Saturday 23 August 2014

Sadik al-Azm on the crisis in Syria: Self-Criticism or Self-Defeating Critique?


Sadik Jalal al-Azm
Syria's leading philosopher, Sadik al-Azm, has written an insightful analysis of the situation in Syria, which -- from 2011 onward -- has gone from bad to worse. Known as one of the most incisive minds of contemporary Arab thinking, Sadik al-Azm made name with penetrating writings, including Self-Criticism After the Defeat, where he criticizes the general intellectual mood in the Arab world, and 'Orientalism and Orientalism in Reverse' which challenges Edward Said's account of the relationship between the Muslim world and the West, again holding up what must be an uncomfortable mirror for many Arab intellectuals and cultural critics. An earlier response to the uprising in Syria can be found here.

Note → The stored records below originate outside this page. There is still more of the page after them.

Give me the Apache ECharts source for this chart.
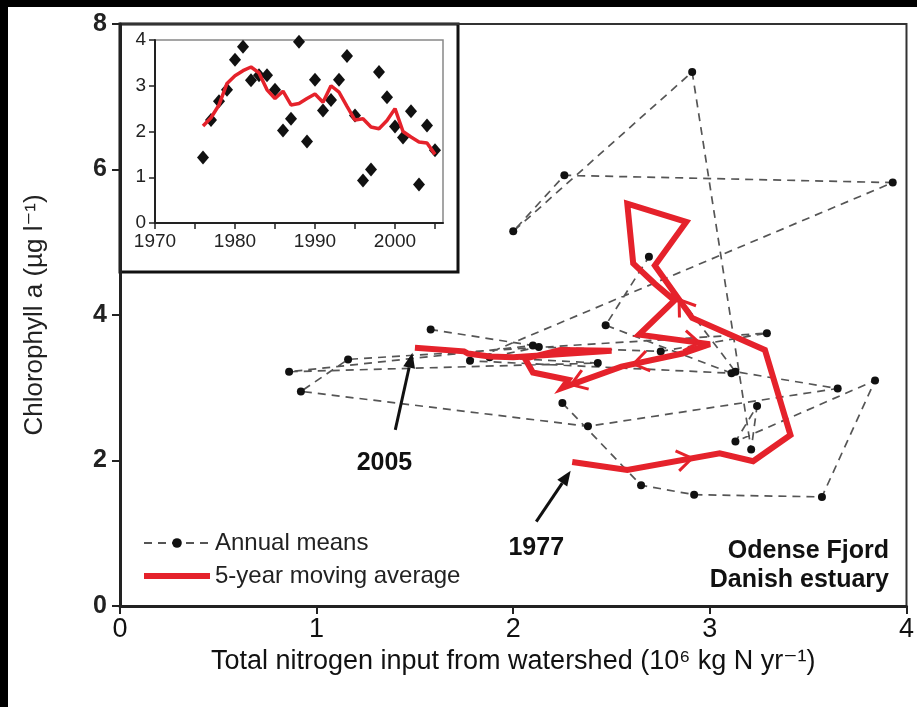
<!DOCTYPE html>
<html><head><meta charset="utf-8">
<script src="https://cdn.jsdelivr.net/npm/echarts@6/dist/echarts.min.js"></script>
<style>html,body{margin:0;padding:0;background:#fff}#c{width:917px;height:707px}</style>
</head><body><div id="c"></div>
<script>
// ---- Main plot: annual means (N input vs chlorophyll a), 1977-2005 ----
const annualYears = [1977,1978,1979,1980,1981,1982,1983,1984,1985,1986,1987,1988,1989,1990,1991,1992,1993,1994,1995,1996,1997,1998,1999,2000,2001,2002,2003,2004,2005];
const annualN   = [2.25,2.65,2.92,3.57,3.84,3.13,3.24,3.21,2.91,2.00,2.26,3.93,1.78,3.11,2.47,2.69,3.13,3.65,2.38,0.92,1.16,3.29,2.75,2.13,1.88,2.43,0.86,2.10,1.58];
const annualChl = [2.79,1.66,1.53,1.50,3.10,2.26,2.75,2.15,7.34,5.15,5.92,5.82,3.37,3.20,3.86,4.80,3.22,2.99,2.47,2.95,3.39,3.75,3.50,3.56,3.42,3.34,3.22,3.58,3.80];

// ---- 5-year moving average (1976-2005; chlorophyll not available for 1976) ----
const maYears = [1976,1977,1978,1979,1980,1981,1982,1983,1984,1985,1986,1987,1988,1989,1990,1991,1992,1993,1994,1995,1996,1997,1998,1999,2000,2001,2002,2003,2004,2005];
const maN   = [2.12,2.30,2.58,3.05,3.22,3.33,3.41,3.28,2.91,2.72,2.88,2.58,2.61,2.72,2.82,2.64,3.00,2.86,2.55,2.25,2.28,2.10,2.06,2.24,2.50,2.00,1.88,1.77,1.75,1.50];
const maChl = [null,1.98,1.87,2.10,1.99,2.20,2.35,3.52,3.96,4.68,5.28,5.53,4.71,4.43,4.20,3.73,3.60,3.47,3.29,3.00,3.11,3.21,3.40,3.52,3.51,3.42,3.43,3.47,3.50,3.55];

// ---- Inset: annual N input by year ----
const insetYears = [1976,1977,1978,1979,1980,1981,1982,1983,1984,1985,1986,1987,1988,1989,1990,1991,1992,1993,1994,1995,1996,1997,1998,1999,2000,2001,2002,2003,2004,2005];
const insetN = [1.43,2.25,2.66,2.91,3.57,3.85,3.12,3.23,3.23,2.91,2.02,2.28,3.96,1.78,3.13,2.46,2.69,3.13,3.65,2.35,0.93,1.17,3.30,2.75,2.11,1.87,2.44,0.84,2.13,1.59];

// ---- Tick labels ----
const mainXTicks = [0,1,2,3,4];
const mainYTicks = [0,2,4,6,8];
const insetXTickValues = [1970,1975,1980,1985,1990,1995,2000,2005];
const insetXLabels = [1970,1980,1990,2000];
const insetYTicks = [0,1,2,3,4];

// direction chevrons on the moving-average path (segment start year, fraction along)
const arrowSegStartYears = [1978,1984,1991,1993,1994];
const arrowSegFractions  = [0.70,0.35,0.85,0.80,0.85];

// annotation arrows (data coordinates)
const annotLabels = ['2005','1977'];
const annotFrom = [[1.40,2.42],[2.117,1.16]];
const annotTo   = [[1.487,3.48],[2.292,1.86]];
const annotText = [[1.345,1.97],[2.117,0.80]];

const FONT = "'Liberation Sans', Arial, 'DejaVu Sans', sans-serif";
const RED = '#e5222b';

const mainMA = [];
for (let i = 0; i < maYears.length; i++) if (maChl[i] != null) mainMA.push([maN[i], maChl[i], maYears[i]]);
const annual = annualYears.map((y,i)=>[annualN[i], annualChl[i], y]);

const chart = echarts.init(document.getElementById('c'), null, {renderer:'canvas'});
chart.setOption({
  animation:false,
  backgroundColor:'#fff',
  textStyle:{fontFamily:FONT},
  graphic:[
    {type:'rect', z:-10, shape:{x:120,y:24,width:338,height:248}, style:{fill:'#fff', stroke:'#111', lineWidth:3}},
    {type:'rect', z:100, shape:{x:0,y:0,width:917,height:7}, style:{fill:'#000'}},
    {type:'rect', z:100, shape:{x:0,y:0,width:8,height:707}, style:{fill:'#000'}},
    {type:'text', z:10, x:889, y:551, style:{text:'Odense Fjord', font:'bold 25px '+FONT, fill:'#111', align:'right', verticalAlign:'middle'}},
    {type:'text', z:10, x:889, y:580, style:{text:'Danish estuary', font:'bold 25px '+FONT, fill:'#111', align:'right', verticalAlign:'middle'}}
  ],
  legend:{
    orient:'vertical', left:138, top:526, itemWidth:66, itemHeight:12, itemGap:9,
    data:[
      {name:'Annual means'},
      {name:'5-year moving average', icon:'path://M0,0 L66,0 L66,6 L0,6 Z', itemStyle:{color:RED}}
    ],
    textStyle:{fontSize:24, color:'#222', fontFamily:FONT}
  },
  grid:[
    {left:120, top:24, right:8, bottom:101, show:true, borderColor:'#333', borderWidth:2, containLabel:false},
    {left:155, top:40, width:288, height:183, show:true, borderColor:'#888', borderWidth:1.5, backgroundColor:'#fff'}
  ],
  xAxis:[
    {type:'value', gridIndex:0, min:0, max:4, interval:1,
     axisLine:{lineStyle:{color:'#222', width:3}},
     axisTick:{show:true, length:8, lineStyle:{color:'#222', width:2}},
     axisLabel:{fontSize:27, color:'#111', margin:10, customValues:mainXTicks},
     splitLine:{show:false},
     name:'Total nitrogen input from watershed (10\u2076 kg N yr\u207B\u00B9)', nameLocation:'middle', nameGap:36,
     nameTextStyle:{fontSize:27, color:'#111', fontFamily:FONT}},
    {type:'value', gridIndex:1, min:1970, max:2006,
     axisLine:{lineStyle:{color:'#222', width:2}},
     axisTick:{show:true, length:6, lineStyle:{color:'#222', width:1.5}, customValues:insetXTickValues},
     axisLabel:{fontSize:19, color:'#222', margin:9, customValues:insetXLabels, formatter:function(v){return String(v);}},
     splitLine:{show:false}}
  ],
  yAxis:[
    {type:'value', gridIndex:0, min:0, max:8, interval:2,
     axisLine:{show:true, lineStyle:{color:'#222', width:3}},
     axisTick:{show:true, length:8, lineStyle:{color:'#222', width:2}},
     axisLabel:{fontSize:25, fontWeight:'bold', color:'#222', margin:13, customValues:mainYTicks},
     splitLine:{show:false},
     name:'Chlorophyll a (\u00B5g l\u207B\u00B9)', nameLocation:'middle', nameGap:72, nameRotate:90,
     nameTextStyle:{fontSize:26, color:'#222', fontFamily:FONT}},
    {type:'value', gridIndex:1, min:0, max:4, interval:1,
     axisLine:{show:true, lineStyle:{color:'#222', width:2}},
     axisTick:{show:true, length:6, lineStyle:{color:'#222', width:1.5}},
     axisLabel:{fontSize:19, color:'#222', margin:9, customValues:insetYTicks},
     splitLine:{show:false}}
  ],
  series:[
    {name:'Annual means', type:'line', xAxisIndex:0, yAxisIndex:0, data:annual, z:2,
     symbol:'circle', symbolSize:8, showAllSymbol:true,
     itemStyle:{color:'#111'},
     lineStyle:{color:'#555', width:1.7, type:[8,6]}},
    {name:'5-year moving average', type:'line', xAxisIndex:0, yAxisIndex:0, data:mainMA, z:3,
     symbol:'none', lineStyle:{color:RED, width:6, join:'miter', miterLimit:4}, itemStyle:{color:RED}},
    {name:'chevrons', type:'custom', xAxisIndex:0, yAxisIndex:0, z:4, silent:true,
     data:arrowSegStartYears.map((y,k)=>[k]),
     renderItem:function(params, api){
       const k = params.dataIndex;
       const i = mainMA.findIndex(d=>d[2]===arrowSegStartYears[k]);
       const a = api.coord([mainMA[i][0], mainMA[i][1]]);
       const b = api.coord([mainMA[i+1][0], mainMA[i+1][1]]);
       const t = arrowSegFractions[k];
       const p = [a[0]+(b[0]-a[0])*t, a[1]+(b[1]-a[1])*t];
       const ang = Math.atan2(b[1]-a[1], b[0]-a[0]);
       const L = 18, h = 0.6;
       const l1 = [p[0]-L*Math.cos(ang-h), p[1]-L*Math.sin(ang-h)];
       const l2 = [p[0]-L*Math.cos(ang+h), p[1]-L*Math.sin(ang+h)];
       return {type:'polyline', shape:{points:[l1,p,l2]}, style:{stroke:RED, lineWidth:3, fill:null}};
     }},
    {name:'annotations', type:'custom', xAxisIndex:0, yAxisIndex:0, z:5, silent:true,
     data:annotLabels.map((s,k)=>[k]),
     renderItem:function(params, api){
       const k = params.dataIndex;
       const p0 = api.coord(annotFrom[k]), p1 = api.coord(annotTo[k]);
       const ang = Math.atan2(p1[1]-p0[1], p1[0]-p0[0]);
       const L = 15, W = 6;
       const base = [p1[0]-L*Math.cos(ang), p1[1]-L*Math.sin(ang)];
       const left = [base[0]+W*Math.sin(ang), base[1]-W*Math.cos(ang)];
       const right = [base[0]-W*Math.sin(ang), base[1]+W*Math.cos(ang)];
       const pt = api.coord(annotText[k]);
       return {type:'group', children:[
         {type:'line', shape:{x1:p0[0],y1:p0[1],x2:base[0],y2:base[1]}, style:{stroke:'#111', lineWidth:3}},
         {type:'polygon', shape:{points:[p1,left,right]}, style:{fill:'#111'}},
         {type:'text', x:pt[0], y:pt[1], style:{text:annotLabels[k], font:'bold 25px '+FONT, fill:'#111', align:'center', verticalAlign:'middle'}}
       ]};
     }},
    {name:'Inset N input', type:'scatter', xAxisIndex:1, yAxisIndex:1, z:3,
     data:insetYears.map((y,i)=>[y, insetN[i]]),
     symbol:'diamond', symbolSize:[12,14], itemStyle:{color:'#111', opacity:1}},
    {name:'Inset moving average', type:'line', xAxisIndex:1, yAxisIndex:1, z:4,
     data:maYears.map((y,i)=>[y, maN[i]]),
     symbol:'none', lineStyle:{color:RED, width:3.5}}
  ]
});
</script></body></html>
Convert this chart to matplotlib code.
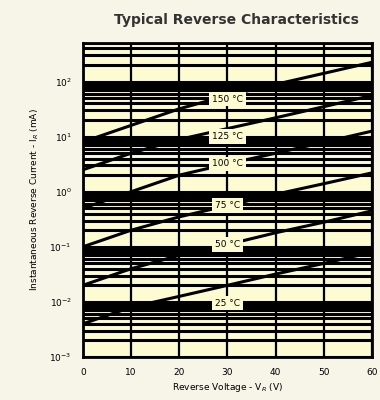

While the article's subtitle, 'understanding the unthinkable war', points up the sheer impossibility of making sense of what is pitching Syrians against each other in the present conflict, it seems that as he develops his argument, al-Azm falls victim to the very failings he seeks to highlight: The loss of an overarching sense of 'Syrianness', leaving in its place a polarized fragmentation into other senses of belonging, now increasingly of a sectarian character, which -- with a nod to Ibn Khaldun's notion of asabiyya -- are by many taken to be of a more primordial nature. There is a poignant contrast between the beginning of the essay:
The people’s intifada in Syria, against the military regime and police state of the Assad family, took me by surprise. I was fearful at first that the regime would crush it almost instantly, given its legendary ferocity and repressiveness. Like other Syrian intellectuals, I felt total impotence before this devouring monster, which precluded any thought of an imminent, or even possible, collective “no.”
I was surprised by the revolution, but I should not have been. Daily experiences and recurrent observations foretold a crisis that many Syrians tried hard to deny. And deny we did. Let me explain.
After the violent suppression of the Damascus Spring in 2001–2002 and again after the assassination of former Lebanese Prime Minister Rafiq Hariri in Beirut in 2005, which led to the humiliating withdrawal of Assad’s troops from Lebanon, angst spread throughout Syria. [...]
Like many in Damascus, I found myself beginning, almost unconsciously, to weigh every word according to the religious affiliations of passing acquaintances and close friends alike. Social engagements lost spontaneity. Confidence and trust evaporated, and offense was taken more quickly than ever before. An unusual dose of suspicion seeped into the Syrian intelligentsia’s traditional solidarity against oppression.
 ..and its closing paragraphs:
The solution can come only with the termination of political Alawitism. This is pretty much the way the Taef Agreement, in 1989, brought the Lebanese civil war to an end—by jettisoning political Maronitism and its predominance over Lebanon. In Syria’s case, that means the end of the dynasty, the end of Alawi supremacy, the end of the sway of the minority, and the rebirth of the republic. The West does have a role to play. Instead of letting Syria bleed, the West needs to help end Assad’s grip on the country and its future and negotiate political accommodation for Alawis within a democratic framework that will necessarily favor the Sunni majority. The West will inevitably intervene because the great powers will not permit Syria to fall into the hands of jihadi Islam. The question is whether that intervention will be guided by a proper understanding of the war.
As I write, no one claims to know where Syria is heading or what will end the bloody struggle. Still, I am certain that the Assad and Alawi dynasties will never rule again.